27 OCTOBER 1923, Page 8

THE BREAK - UP OF GERMANY.

SO France has her way. Slowly and uneasily Germany is breaking up. In all the turmoil of the last ten years in Europe, we have not witnessed this steady cracking of one of the great nations of the world. The old regime in Russia snapped under the blow of a revolu- tion. Austria fell into her component parts once the binding cord of Hapsburg coercion was broken. But Germany is cracking beneath the noiseless grip of her implacable enemy without any of the looked-for signs and portents of so momentous a catastrophe. Last week it still seemed possible that French pressure was driving Germany together and not apart, yet even then it seemed likely that a period of disorder must intervene before some new order would be precipitated from the tortured constituents. Now this latter process seems almost inevitable. Two distinct and important factors have intervened to make a continuation of a German Republic under the Constitution of Weimar almost impossible. The first is the Central Government's irreconcilable quarrel with Bavaria. Into the occasion of this quarrel we need not enter. It is enough to say that the reactionary and Monarchist Government of Bavaria has deliberately refused co-operation with the Berlin Government which contains Socialist members. Thus Dr. Stresemann is faced with sacrificing his Socialist colleagues to Bavaria or the unity of the Reich to his Socialist colleagues. That both of these alternatives are impracticable will be understood when it is recalled that the Socialists are essential to give him a majority in the Reichstag. But even now the Bavarian movement is not separatist. Indeed, the official attitude in Munich seems to be that it is the Berlin Government which is betraying the cause of German unity by yielding to Socialist and pacifist ideas when the only thing that can save the country is a return to the militarism of 1914. A few nights ago Prince Rupprecht was at a public dinner at which the whole company rose and saluted him with the cry of " Hail to Your Majesty ! " And every day France gives inimitable force and point to Bavarian arguments.

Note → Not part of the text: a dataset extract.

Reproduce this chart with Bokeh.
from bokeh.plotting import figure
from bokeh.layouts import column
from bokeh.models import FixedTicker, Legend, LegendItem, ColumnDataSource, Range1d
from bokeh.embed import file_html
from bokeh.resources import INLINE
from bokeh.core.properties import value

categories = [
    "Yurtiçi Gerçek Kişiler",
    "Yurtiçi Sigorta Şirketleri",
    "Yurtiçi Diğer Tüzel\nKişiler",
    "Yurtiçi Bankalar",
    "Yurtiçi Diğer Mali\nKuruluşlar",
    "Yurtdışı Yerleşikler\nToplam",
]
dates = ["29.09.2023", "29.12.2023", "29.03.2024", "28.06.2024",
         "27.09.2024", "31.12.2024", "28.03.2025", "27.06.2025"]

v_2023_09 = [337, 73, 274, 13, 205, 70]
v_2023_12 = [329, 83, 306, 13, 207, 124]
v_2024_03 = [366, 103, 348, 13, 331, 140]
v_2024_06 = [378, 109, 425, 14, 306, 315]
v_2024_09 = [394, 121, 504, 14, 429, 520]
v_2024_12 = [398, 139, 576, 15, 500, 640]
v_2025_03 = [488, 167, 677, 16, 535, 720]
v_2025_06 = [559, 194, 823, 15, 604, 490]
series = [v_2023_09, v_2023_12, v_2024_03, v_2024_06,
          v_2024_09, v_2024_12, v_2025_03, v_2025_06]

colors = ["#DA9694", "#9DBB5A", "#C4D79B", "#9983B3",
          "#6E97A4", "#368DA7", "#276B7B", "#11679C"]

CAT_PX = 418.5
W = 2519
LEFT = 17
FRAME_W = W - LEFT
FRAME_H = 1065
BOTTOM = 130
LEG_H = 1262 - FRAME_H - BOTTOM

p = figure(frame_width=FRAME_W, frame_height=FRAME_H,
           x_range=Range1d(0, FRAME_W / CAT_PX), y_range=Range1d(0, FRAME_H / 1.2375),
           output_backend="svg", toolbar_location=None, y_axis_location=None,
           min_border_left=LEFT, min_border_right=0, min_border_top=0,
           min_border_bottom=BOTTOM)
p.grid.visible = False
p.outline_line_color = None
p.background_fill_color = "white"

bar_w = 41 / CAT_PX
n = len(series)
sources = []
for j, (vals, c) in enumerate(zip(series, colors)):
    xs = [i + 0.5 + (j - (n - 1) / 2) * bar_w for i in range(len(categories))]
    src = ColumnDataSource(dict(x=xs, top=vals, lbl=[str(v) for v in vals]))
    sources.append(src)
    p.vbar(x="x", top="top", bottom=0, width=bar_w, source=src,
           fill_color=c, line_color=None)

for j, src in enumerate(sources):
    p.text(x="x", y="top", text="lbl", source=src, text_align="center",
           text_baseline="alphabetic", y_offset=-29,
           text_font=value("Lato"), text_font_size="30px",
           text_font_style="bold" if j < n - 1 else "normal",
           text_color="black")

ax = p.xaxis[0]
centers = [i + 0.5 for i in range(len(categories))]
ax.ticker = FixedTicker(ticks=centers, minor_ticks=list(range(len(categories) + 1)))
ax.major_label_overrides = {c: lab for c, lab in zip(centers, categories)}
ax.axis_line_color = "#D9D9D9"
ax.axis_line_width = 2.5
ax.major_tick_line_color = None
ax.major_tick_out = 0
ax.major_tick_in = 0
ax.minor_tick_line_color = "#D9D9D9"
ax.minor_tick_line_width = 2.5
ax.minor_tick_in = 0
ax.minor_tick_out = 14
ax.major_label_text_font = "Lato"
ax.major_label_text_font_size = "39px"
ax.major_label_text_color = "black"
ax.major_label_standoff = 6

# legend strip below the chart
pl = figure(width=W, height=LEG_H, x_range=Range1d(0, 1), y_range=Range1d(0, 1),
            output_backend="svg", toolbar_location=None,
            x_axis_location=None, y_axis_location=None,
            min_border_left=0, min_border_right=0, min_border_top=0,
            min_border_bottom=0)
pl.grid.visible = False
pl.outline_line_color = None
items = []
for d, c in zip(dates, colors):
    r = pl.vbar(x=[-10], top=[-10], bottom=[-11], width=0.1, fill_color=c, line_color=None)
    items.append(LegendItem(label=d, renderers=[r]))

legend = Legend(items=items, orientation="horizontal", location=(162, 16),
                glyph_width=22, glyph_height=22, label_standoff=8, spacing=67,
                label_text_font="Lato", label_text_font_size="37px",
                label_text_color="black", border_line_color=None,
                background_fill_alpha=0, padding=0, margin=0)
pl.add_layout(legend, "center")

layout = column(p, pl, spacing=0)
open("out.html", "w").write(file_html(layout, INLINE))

The second crack is the separatist movement in the Rhineland. Beginning at Aix-la-Chapelle, and spreading throughout the Belgian, and in parts of the French, areas of occupation, a revolt against the Central Govern- ment has begun. The procedure apparently has been for small armed bands to seize the public buildings and assume control of the town's affairs. The Belgians and French are officially neutral, but there seems no doubt that they have in many cases prevented the police from resisting the separatists. Confirmation of this is found in the fact that in the British area there has not been the faintest sign of such a movement. All pretence that the separatists represent a popular movement and express the aspirations of the people of the Rhineland has apparently been dropped. The movement seems to be merely the excuse for mercenary adventurers, with gangs of malcontents as their followers, and with the connivance of the French and Belgian troops, to prey upon the worn-out and hopeless people of the Rhineland, who have lost all confidence both in the central German Government and, we may imagine, in most other human institutions. Whether this movement is what France and Belgium have all along been working for it is difficult to say. If it is we trust that now they see the results they are pleased.

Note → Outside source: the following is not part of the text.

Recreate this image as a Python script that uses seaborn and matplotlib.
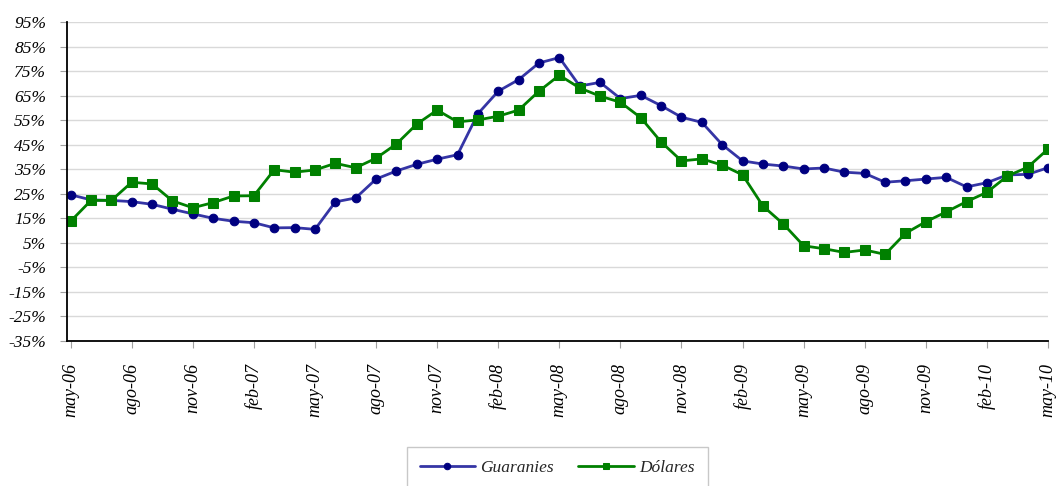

A third crack in the German system may perhaps be added. In Hamburg the Communists have risen and captured the police stations. Whether this riot will become the nucleus of a formidable Red movement seems somewhat doubtful, but there is little energy left for its repression.

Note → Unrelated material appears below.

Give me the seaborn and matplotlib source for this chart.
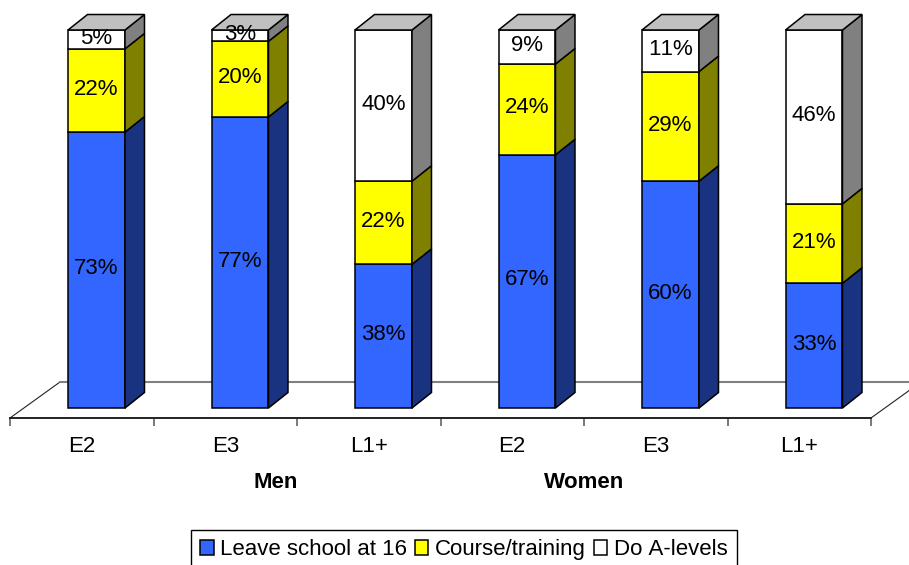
import matplotlib
matplotlib.use("Agg")
import matplotlib.pyplot as plt
import seaborn as sns

groups = ["Men E2", "Men E3", "Men L1+", "Women E2", "Women E3", "Women L1+"]
tick_labels = ["E2", "E3", "L1+", "E2", "E3", "L1+"]
leave_school = [73, 77, 38, 67, 60, 33]
course_training = [22, 20, 22, 24, 29, 21]
a_levels = [5, 3, 40, 9, 11, 46]
series_names = ["Leave school at 16", "Course/training", "Do A-levels"]

front_colors = ["#3366FF", "#FFFF00", "#FFFFFF"]
side_colors = ["#1A3380", "#808000", "#808080"]
top_color = "#C0C0C0"

sns.set_theme(style="white")
plt.rcParams["font.family"] = ["Liberation Sans", "DejaVu Sans"]
plt.rcParams["text.color"] = "black"
plt.rcParams["text.kerning_factor"] = 6
FS = 16
EDGE = 1.1

W, H = 909, 565
fig = plt.figure(figsize=(W / 100, H / 100), dpi=100)
# axes: x 10..871 px, y 418..5 px
ax = fig.add_axes([10 / W, 1 - 418 / H, 861 / W, 413 / H])

px_x = 143.5  # pixels per category
px_y = 3.78   # pixels per percent
bar_w = 0.397
dx, dy = 19.5 / px_x, 15.5 / px_y  # depth of the bars
left = -86.5 / px_x

# front faces and 3d sides
bottoms = [0] * len(groups)
for vals, name, front, side in zip([leave_school, course_training, a_levels],
                                   series_names, front_colors, side_colors):
    sns.barplot(x=groups, y=vals, bottom=bottoms, order=groups, color=front, saturation=1,
                width=bar_w, edgecolor="black", linewidth=EDGE, ax=ax, zorder=3)
    for i, (v, b) in enumerate(zip(vals, bottoms)):
        r = i + bar_w / 2
        ax.fill([r, r + dx, r + dx, r], [b, b + dy, b + v + dy, b + v],
                facecolor=side, edgecolor="black", linewidth=EDGE, zorder=3, clip_on=False)
        ax.annotate(f"{v}%", (i, b + v / 2), xytext=(0, 1), textcoords="offset points",
                    ha="center", va="center", fontsize=FS, color="black", zorder=6)
    bottoms = [b + v for b, v in zip(bottoms, vals)]

for i, t in enumerate(bottoms):
    l, r = i - bar_w / 2, i + bar_w / 2
    ax.fill([l, r, r + dx, l + dx], [t, t, t + dy, t + dy],
            facecolor=top_color, edgecolor="black", linewidth=EDGE, zorder=3, clip_on=False)

ax.set_xlim(left, left + 6)
ax.set_ylim(-10 / px_y, 403 / px_y)

# floor of the 3d box
floor_dx, floor_dy = 50 / px_x, 36 / px_y
y0 = -10 / px_y
ax.plot([left, left + floor_dx], [y0, y0 + floor_dy], color="#222222", lw=0.8, zorder=1, clip_on=False)
ax.plot([left + 6, left + 6 + floor_dx], [y0, y0 + floor_dy], color="#222222", lw=0.8, zorder=1, clip_on=False)
ax.plot([left + floor_dx, left + 6 + floor_dx], [y0 + floor_dy, y0 + floor_dy],
        color="#808080", lw=1.5, zorder=1, clip_on=False)

sns.despine(ax=ax, left=True, top=True, right=True)
ax.spines["bottom"].set_linewidth(1.4)
ax.spines["bottom"].set_color("#222222")
ax.set_yticks([])
ax.set_xlabel("")
ax.set_ylabel("")

ax.set_xticks([left + k for k in range(7)])
ax.set_xticklabels([])
ax.tick_params(axis="x", which="major", bottom=True, length=5.5, width=1.1, color="#555555")
ax.set_xticks([left + 0.5 + k for k in range(6)], labels=tick_labels, minor=True)
ax.tick_params(axis="x", which="minor", bottom=False, pad=9, labelsize=FS, labelcolor="black")

ax.text(1.25, -75 / px_y, "Men", fontsize=FS, fontweight="bold", color="black",
        ha="center", va="center", clip_on=False)
ax.text(3.40, -75 / px_y, "Women", fontsize=FS, fontweight="bold", color="black",
        ha="center", va="center", clip_on=False)

leg = ax.legend(ax.containers, series_names, loc="upper left", ncol=3,
                bbox_to_anchor=(191 / W, 1 - 530 / H), bbox_transform=fig.transFigure,
                fontsize=FS, frameon=True, fancybox=False, framealpha=1, edgecolor="black",
                borderaxespad=0, borderpad=0.42, handlelength=0.6, handleheight=0.6,
                handletextpad=0.3, columnspacing=0.35, labelcolor="black")
leg.get_frame().set_linewidth(1)

fig.savefig("out.png", dpi=100)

Thus the signs all indicate that Germany must break up; but surely no far-seeing person can doubt that this break-up will be only temporary. Unfortunately, too, it is almost certain that the new Germany which will be born of this chaos will be worse and not better than the present one. Times of doubt and disorder are the opportunity for strong and decided leadership of some sort. Men of moderation in a revolution seem merely, Laodiceans who do not know their own mind. Ex- tremists of one complexion or another are almost bound to gain control in the end. In Germany the extremists of the Right are reputed to be far more powerful and more able than those of the Left. They have only to • look westwards to find a model for a militant republic. It is only too likely that M. Poincare will find his aptest imitators in the Germany which he is crushing.